Composability with guardrails

Approve contracts and routers the way you approve vendors. Ship with a minimal allowlist and widen it as your monitoring matures.

Economics that make sense to humans

End users care about two numbers. How long until I am sure, and how much did it cost. Polygon’s promise is that both numbers are small and steady enough to be boring. Builders can translate that promise into pricing models that normal people understand. Pay a few cents for instant certainty. Pay nothing for slow paths. Remove the anxiety tax that pushes users back to legacy rails.

What to track when you go live

Deterministic finality rate

The share of transactions that finalize inside your target window.

Fee predictability

Median fee and 95th percentile variance for your key flows.

Cross-domain rebuttals

Any message or transfer that required human intervention to resolve.

Treasury exposure time

Average time funds remain in hot paths. Shorter is safer.

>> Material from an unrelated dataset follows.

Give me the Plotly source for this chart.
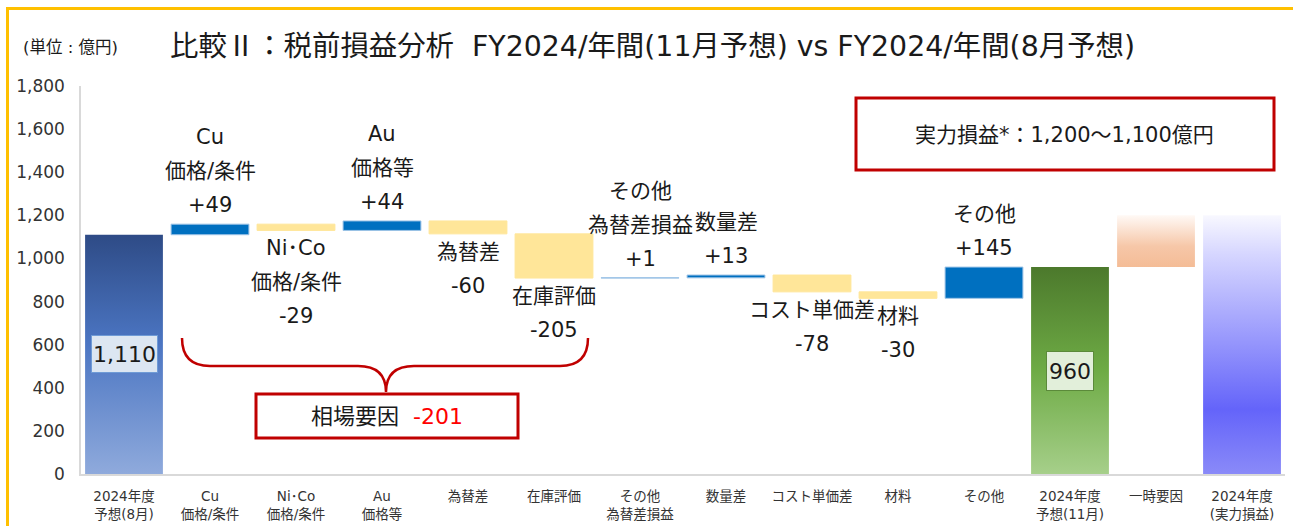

User-level settlement confidence

Ask a literal question after checkout. “Did this feel instant and certain” The answer will catch issues that dashboards miss.

Where this is going next

Intent-centric UX

Users express what they want. The mesh figures out where to execute. Wallets become copilots.

Programmable compliance

App chains encode rules as code, then publish cryptographic proof that rules were followed while protecting user privacy.

Sub-five-second cross-domain experiences

Moving value between specialized environments will feel like navigating tabs in a single app.

Merchant-grade analytics on-chain

Real-time refunds, charge prevention, and dispute-free receipts become default building blocks.

A human close

The internet never asked permission to move text or images. Money hesitated because the rails were brittle. Polygon’s current blueprint treats reliability as a first-class product, not an afterthought. Low fees make experimentation cheap. Finality in seconds makes settlement feel natural. Interop makes many domains feel like one. If you are building wallets, PSPs, loyalty, creator payouts, or tokenized cash instruments, this is your invitation to design for how people actually behave, not for how bridges wanted them to behave.

Quick starter checklist for your team

Decide your finality promise in seconds, then design your UI around it.

Price in fiat units and mask gas.

Default to stablecoins for flows, use native token for incentives and staking.

Start with a minimal allowlist for contracts and routers, expand with telemetry.

Publish a public reconciliation feed so partners can self-serve.

Test failure paths weekly. Reorg drills and cross-domain timeouts included.